◆ **Data shown**:
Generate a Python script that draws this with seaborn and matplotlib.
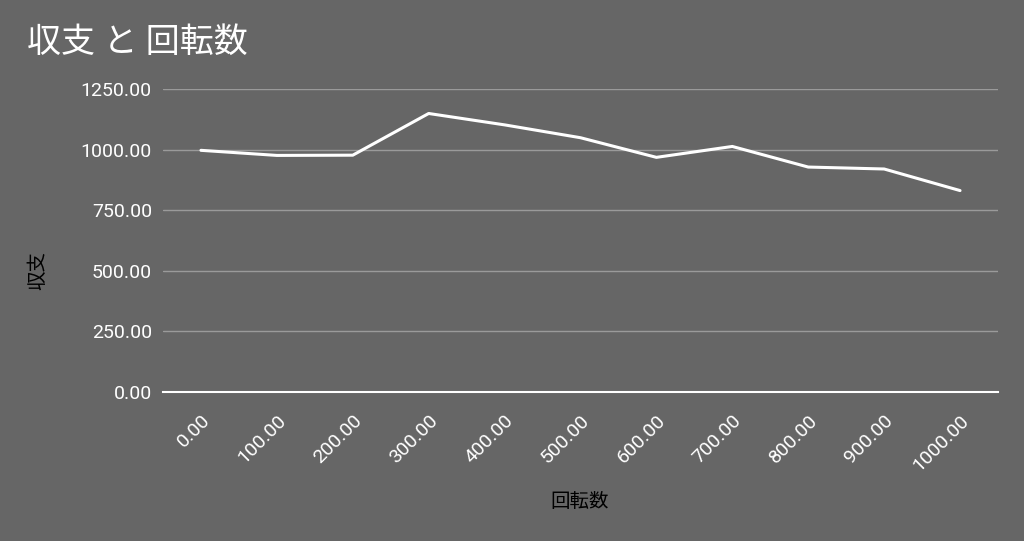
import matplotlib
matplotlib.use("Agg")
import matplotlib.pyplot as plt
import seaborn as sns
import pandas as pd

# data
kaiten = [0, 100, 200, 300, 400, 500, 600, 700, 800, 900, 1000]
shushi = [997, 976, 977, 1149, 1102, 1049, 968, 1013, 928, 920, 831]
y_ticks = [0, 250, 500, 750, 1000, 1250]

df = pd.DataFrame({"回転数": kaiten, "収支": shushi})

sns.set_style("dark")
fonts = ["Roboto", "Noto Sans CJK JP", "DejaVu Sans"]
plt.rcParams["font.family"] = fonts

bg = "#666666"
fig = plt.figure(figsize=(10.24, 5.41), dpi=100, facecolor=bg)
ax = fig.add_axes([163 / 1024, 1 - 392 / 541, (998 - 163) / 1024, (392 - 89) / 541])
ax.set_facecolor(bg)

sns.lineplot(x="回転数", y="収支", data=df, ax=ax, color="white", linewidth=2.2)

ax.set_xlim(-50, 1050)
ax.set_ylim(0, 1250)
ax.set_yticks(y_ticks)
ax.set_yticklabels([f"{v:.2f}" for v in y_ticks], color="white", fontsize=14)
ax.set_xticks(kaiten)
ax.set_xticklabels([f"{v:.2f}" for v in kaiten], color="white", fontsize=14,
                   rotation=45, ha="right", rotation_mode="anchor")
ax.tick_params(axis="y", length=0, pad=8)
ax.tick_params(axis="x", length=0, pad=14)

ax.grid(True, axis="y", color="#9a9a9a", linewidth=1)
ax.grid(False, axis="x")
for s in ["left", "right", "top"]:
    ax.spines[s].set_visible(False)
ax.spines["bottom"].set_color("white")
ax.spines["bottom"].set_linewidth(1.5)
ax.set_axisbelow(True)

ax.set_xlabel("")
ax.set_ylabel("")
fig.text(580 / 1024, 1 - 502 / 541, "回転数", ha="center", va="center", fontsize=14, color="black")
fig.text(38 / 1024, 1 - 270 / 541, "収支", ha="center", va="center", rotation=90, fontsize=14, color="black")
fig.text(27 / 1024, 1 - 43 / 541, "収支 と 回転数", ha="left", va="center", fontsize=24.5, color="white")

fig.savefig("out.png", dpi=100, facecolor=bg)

◆ **Given problem**:
All of the data above should be transcribed verbatim, with pictures omitted.

◆ **Written answer**:
Generate a Python script that draws this with seaborn and matplotlib.
import matplotlib
matplotlib.use("Agg")
import matplotlib.pyplot as plt
import seaborn as sns
import pandas as pd

# data
kaiten = [0, 100, 200, 300, 400, 500, 600, 700, 800, 900, 1000]
shushi = [997, 976, 977, 1149, 1102, 1049, 968, 1013, 928, 920, 831]
y_ticks = [0, 250, 500, 750, 1000, 1250]

df = pd.DataFrame({"回転数": kaiten, "収支": shushi})

sns.set_style("dark")
fonts = ["Roboto", "Noto Sans CJK JP", "DejaVu Sans"]
plt.rcParams["font.family"] = fonts

bg = "#666666"
fig = plt.figure(figsize=(10.24, 5.41), dpi=100, facecolor=bg)
ax = fig.add_axes([163 / 1024, 1 - 392 / 541, (998 - 163) / 1024, (392 - 89) / 541])
ax.set_facecolor(bg)

sns.lineplot(x="回転数", y="収支", data=df, ax=ax, color="white", linewidth=2.2)

ax.set_xlim(-50, 1050)
ax.set_ylim(0, 1250)
ax.set_yticks(y_ticks)
ax.set_yticklabels([f"{v:.2f}" for v in y_ticks], color="white", fontsize=14)
ax.set_xticks(kaiten)
ax.set_xticklabels([f"{v:.2f}" for v in kaiten], color="white", fontsize=14,
                   rotation=45, ha="right", rotation_mode="anchor")
ax.tick_params(axis="y", length=0, pad=8)
ax.tick_params(axis="x", length=0, pad=14)

ax.grid(True, axis="y", color="#9a9a9a", linewidth=1)
ax.grid(False, axis="x")
for s in ["left", "right", "top"]:
    ax.spines[s].set_visible(False)
ax.spines["bottom"].set_color("white")
ax.spines["bottom"].set_linewidth(1.5)
ax.set_axisbelow(True)

ax.set_xlabel("")
ax.set_ylabel("")
fig.text(580 / 1024, 1 - 502 / 541, "回転数", ha="center", va="center", fontsize=14, color="black")
fig.text(38 / 1024, 1 - 270 / 541, "収支", ha="center", va="center", rotation=90, fontsize=14, color="black")
fig.text(27 / 1024, 1 - 43 / 541, "収支 と 回転数", ha="left", va="center", fontsize=24.5, color="white")

fig.savefig("out.png", dpi=100, facecolor=bg)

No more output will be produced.